(Agence Ecofin) – Des signes annonciateurs de temps difficiles s’accumulent dans le secteur bancaire de l’UEMOA. Une première illustration de cette situation est perceptible dans le nombre croissant de banques ayant reçu de injonctions.
En 2017, la commission bancaire de l’UEMOA a transmis des injonctions à 31 banques et établissements de microfinance opérant dans ses pays membres, contre 8 en 2016. Dans le cadre de ces injonctions, il était question pour lesdites entités, de mener un certains nombres d’actions avant la fin juin 2018.
Une hausse des sanctions dans le secteur, signe de difficultés
Ainsi, les sociétés financières épinglées ont reçu obligation sur la période qui leur a été donnée, de renforcer leurs capitaux sociaux et de réajuster leurs fonds propres aux niveaux adéquats. Il leur a aussi été interdit de distribuer les dividendes et demandé de rendre compte mensuellement de leurs activités.
Il est difficile d’en savoir plus sur les évolutions qui ont été faites à cette date butoir, car les nouvelles données à ce propos n’ont pas encore été publiées par la banque centrale.
A côté de ces injonctions, 11 dirigeants de banques, dont trois en Côte d’Ivoire ont été blâmés par la commission bancaire de l’UEMOA.
L’entrée en vigueur dès janvier 2018 de la règlementation dite de Bâle III, qui renforce progressivement les contraintes des banques, ne semble pas avoir facilité les choses et on devrait assister à plus d’interventions de la part du régulateur. En effet, dans le cadre de cette nouvelle régulation, les banques même celles qui sont bien capitalisées, doivent se remettre au travail pour être à jour sur au moins 14 points.

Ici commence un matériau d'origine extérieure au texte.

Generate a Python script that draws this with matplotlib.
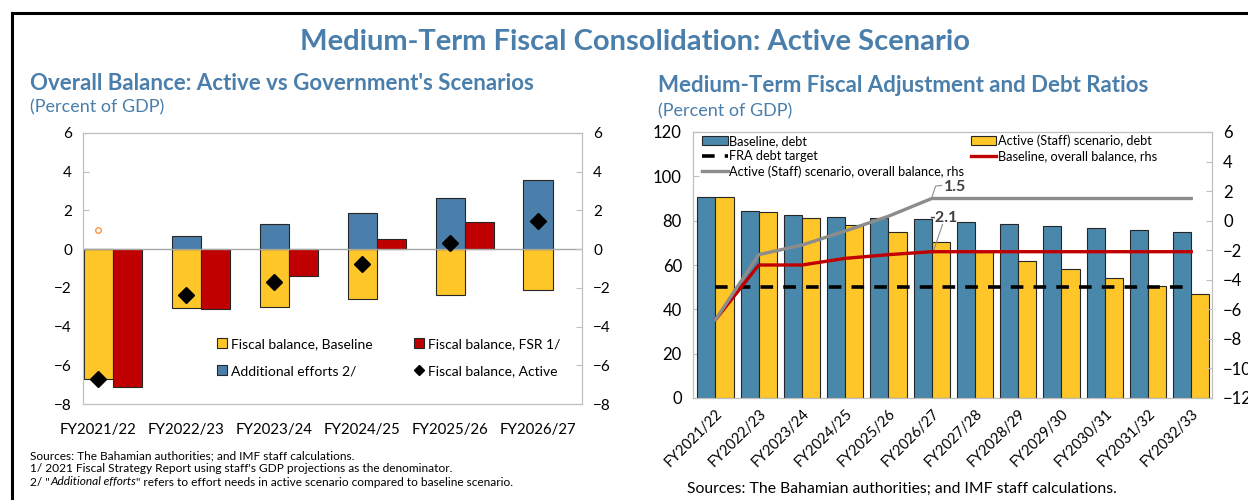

Parmi les plus importants, il y a la solvabilité qui ne fera plus l’objet d’un seul ratio, mais de plusieurs niveaux de ratios en fonction de la nature des fonds propres concernés. Même si des dispositions sont prises pour une mise en œuvre progressive, la nouvelle règlementation aura eu pour effet de pousser à une augmentation des fonds propres des banques.
Un autre point tout aussi important, est celui de la pondération des risques. Désormais, elle part de 20% pour les administrations autres que l’administration centrale (0%) à près de 150% pour des prêts jugés vraiment à risque.
Une rentabilité ressentie à la baisse
Pour l’exercice 2017 les banques de l’UEMOA en étaient arrivées à un coefficient global de rentabilité (bénéfice net/fonds propres) de 14,5%. Il semble peu probable qu’un tel résultat puisse se répéter, tout au moins dans les premières années de l’entrée en vigueur de Bâle III.
Plusieurs raisons à cela. Afin de s’adapter à la nouvelle législation, les experts s’attendent à ce que les banques de cette sous-région continuent à renforcer leurs ressources humaines, ce qui risque d’augmenter les coûts exploitation. Aussi, on a noté comme une faible augmentation des crédits à l’économie à la fin septembre 2018 (+8%), pour une économie dont la croissance du produit intérieur brut est attendue à 4%.
En plus du fait que les crédits à l’économie affichent une hausse modeste, le taux d’intérêt moyen facturé aux clients de la banque à la fin du troisième trimestre de 2018 était en baisse à 6,83%, contre un coût moyen des ressources (dépôts de la clientèle) de 5,51%, soit un taux moyen de marge brute de seulement 1,32%.
Ce scénario se rapproche d’une des hypothèses avancées par Finactu, une firme spécialisé dans le conseil stratégique dans le secteur financier en Afrique.
Lire à ce propos notre analyse dans Ecofin Hebdo : 11/01/2019 – Régulation bancaire dans l’UEMOA : décryptage d’un clash entre experts de la BCEAO et de Finactu
Dans une récente étude sur l’impact de Bâle III dans la sous-région, ses experts ont essayé de démontrer, qu’un environnement bancaire trop dense et une rentabilité plus faible, rendrait difficile la mise en œuvre d’une législation plus exigeante en ressources d’exploitation et en fonds propres.